“May I stay forever in the stream.”
These poetic words from Mary Oliver were the farthest from my mind while hiking in Paria Canyon recently.
In fact, my mantra had become two simple words: “Stay upright.”
A prayer I uttered to the heavens each day as I focused on my footing while keeping up with my more experienced comrades.
Because between avoiding shoe-sucking mud resembling quicksand, stepping in and out of a flowing stream strewn with glistening rocks, and learning to lift my own weight along with a heavy backpack onto rocks above knee height, keeping my balance was not guaranteed. Teetering on my own two feet is something I do on a good day when I’m walking on a flat sidewalk carrying nothing more than a set of car keys and a cell phone.
I actually did quite a bit of praying on this adventure.

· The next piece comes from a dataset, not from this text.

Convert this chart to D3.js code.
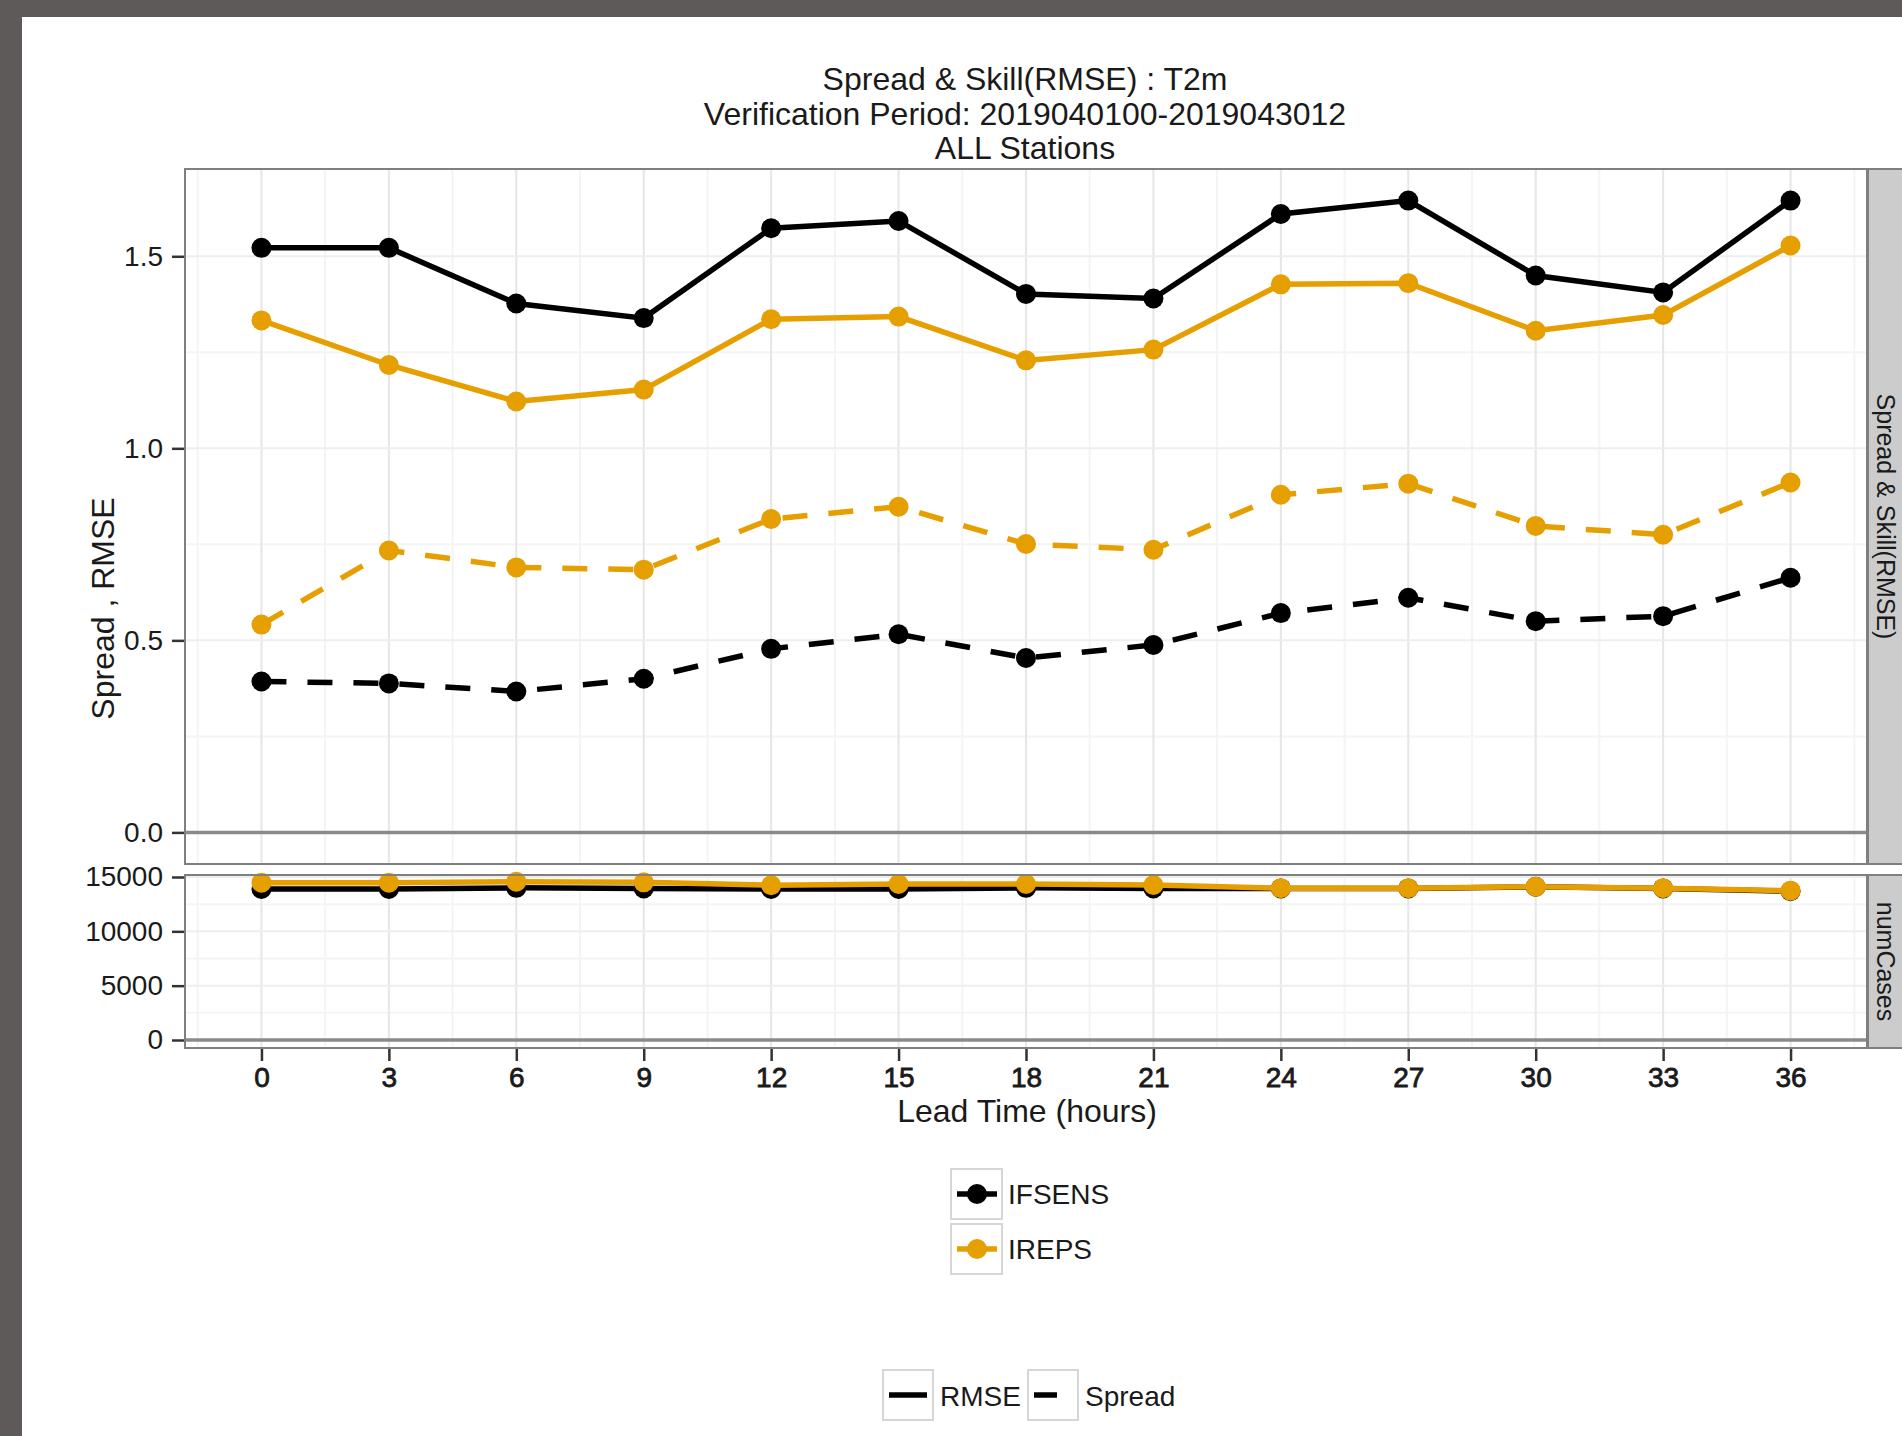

Not that I was scared. My trepidation pretty much disappeared after the first day. That is, once I’d decided to stop listening to that voice in my head questioning what the hell I thought I was doing when I’d agreed to let this challenging, narrow canyon be my first-ever backpacking trip.
I had to make up my mind to get beyond the discomforts. Things like constantly walking in wet shoes with sand and silt that, by the end of the day, lay heavy on the top of my socks, and attempting to accurately use and carry “human waste bags” – these were completely new experiences for me. And they were a little disconcerting.
Outside my tent that first night, the repetitive rhythm of the stream running by and the innumerable stars overhead soothed me. Seeing the massive Milky Way again reminded me of the last place I’d seen it so visibly – my Virginia home in the woods. A place where, despite the challenges that came with living alone and so close to nature, I’d often received spiritual gifts and guidance.
Here, with the majestic beauty of the red canyons rising up around me in the darkening sky, I chose to fall into trusting the rhythm of this adventure, to regard it as a pilgrimage, for that’s what it was. A journey into a place of raw and glorious nature. A place where I felt small and insignificant.
As I prayed to let go, I knew that in my insignificance lies the presence of the Infinite.
My prayer transformed my attitude overnight. I eased into the next day. Slipping on my still-wet shoes, I silently chanted my usual morning psalm, and off I went, both my head and my footsteps lighter.
In fact, I felt so light, I volunteered to carry an extra bladder of water, increasing the weight of my pack to about 30 pounds. Since fresh water springs were few and far between, this would become a regular practice, but for now, I happily took on this new experience. My two-word mantra ever present.
By late afternoon, my toes hurt, the heat of the sun bore down on my bare arms, and the additional weight of the pack on my back began to strain my right shoulder. A memory surfaced. Davis, 3 years old, plopping himself down in the dirt, whining and claiming he couldn’t make it up the hill we were climbing on our way back from a hike. I hoisted him up and continued on, stopping every now and then to readjust his weight on my back or catch my breath. How much did he weigh then, I wondered?
This question swiftly turned my attention to other memories. Memories of stories from others who journey across uncertain and uncomfortable paths. Across sand and desert carrying, not 30-lb backpacks, but 30- or 40-lb children on their backs.
As I walked, I carried the stories of the people I have accompanied. The story of the mother who carried her disabled child. The story of the 19-year-old who carried a pregnancy caused by her rapist in a homeland where no one could protect her. The story of the boy who carried nothing, except the pain of badly blistered feet.
I also carried the story of my privilege, to be able to take this journey for pleasure. A story that would end in a few days, with a hot shower and a cheeseburger with fries and a beer waiting for me at Marble Canyon Lodge.
I forgot about my feet. My prayer turned to the people. For their journey.
I cannot separate myself from them. Any more than I could separate myself from the mud always at my feet or the clumps of tiny red and violet flowers that popped up along the path or the towering red sandstone.
This is the collective story. It belongs to the Infinite. And I must honor it all.
“I would say that there exist a thousand unbreakable links between each of us and everything else, and that our dignity and our chances are one. The farthest star and the mud at our feet are a family; and there is no decency or sense in honoring one thing, or a few things, and then closing the list. The pine tree, the leopard, the Platte River, and ourselves – we are at risk together, or we are on our way to a sustainable world together. We are each other’s destiny.”
― Mary Oliver, Upstream: Selected Essays
This is what it means to be a pilgrim on a journey.